A potential new method of normalizing blood sugar levels in diabetes has been discovered by U.S. researchers….

The Children’s Hospital Boston team identified a cellular pathway that fails because of obesity. Artificial activation of this pathway normalized glucose levels in severely obese and diabetic mice, according to the published report. 

Previously, the researchers found that the brain, liver and fat cells of obese mice have increased stress in the endoplasmic reticulum (ER), which produces proteins. Obesity overwhelms the ER and causes it to malfunction. This so-called “ER stress” triggers a series of events that suppresses the body’s response to insulin, making ER stress an important link between obesity and Type 2 diabetes.

In this new study, the researchers found that a transcription factor that normally helps relieve ER stress — called X-box binding protein 1 (XBP-1) — can’t function in obese mice. They also found that obesity affects a protein fragment called p85 that plays a key role in the ability of XBP-1 to relieve ER stress.

The study’s senior author, Dr. C. Ronald Kahn, head of the integrative physiology and metabolism section at Joslin Diabetes Center, said in a news release from the center, “The p85 molecule is like Dr. Jekyll and Mr. Hyde…. One end of the molecule binds to p110, forming a key pathway that is needed for the metabolic effect of insulin on glucose metabolism. The other end of p85 is doing mischief” by interacting with a protein that causes a stress response that’s a major factor in insulin resistance.

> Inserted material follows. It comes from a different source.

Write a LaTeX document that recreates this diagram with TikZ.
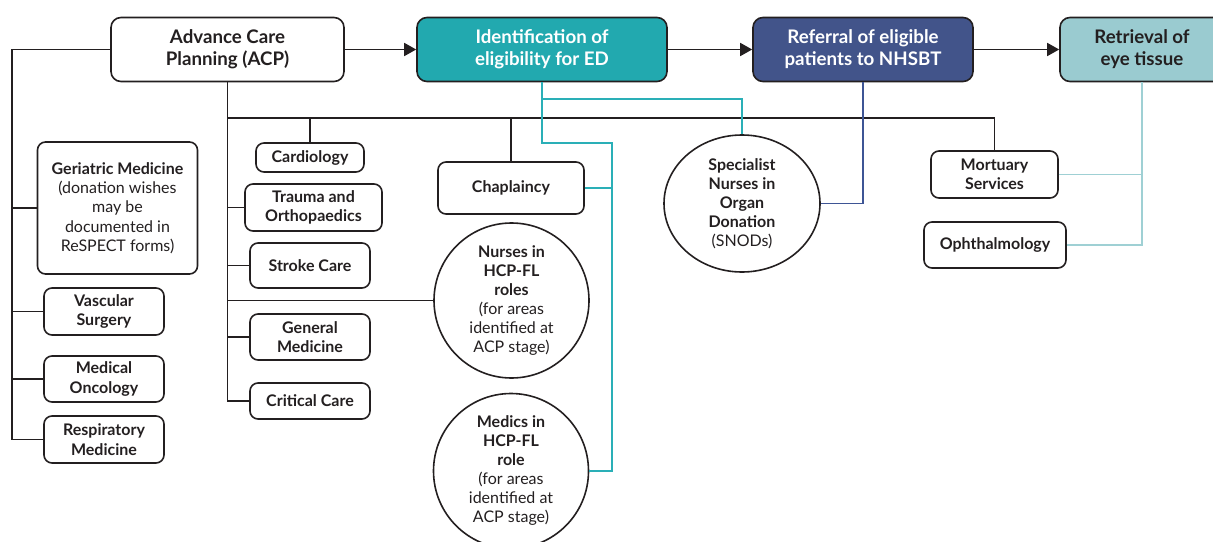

According to Dr. Umut Ozcan and colleagues, insulin signaling that would normally increase the levels of free p85 is impaired in obesity. This leads to an increase in ER stress and more insulin resistance, which eventually causes Type 2 diabetes. However, increasing levels of free p85 may prevent this from occurring, the researchers said.

“Up until now, nobody had ever found a link between the ER stress response and insulin action,” he adds. “Nobody ever envisioned that it was really a molecule in the insulin action pathway that was so critical to creating its own resistance!”

Understanding this interaction may provide novel targets for developing drugs that minimize insulin resistance, or that address the negative role that ER stress plays in many other diseases.

Among his lab’s next steps, Dr. Kahn says, “We’ll reduce the amount of p85 in cells, aiming to improve insulin sensitivity and protect against diabetes. P85 also is present in insulin-producing pancreatic beta cells, and we also will see if changing the level of p85 in beta cells will make them more resilient when stressed with high insulin demands like those from early Type 2 diabetes.”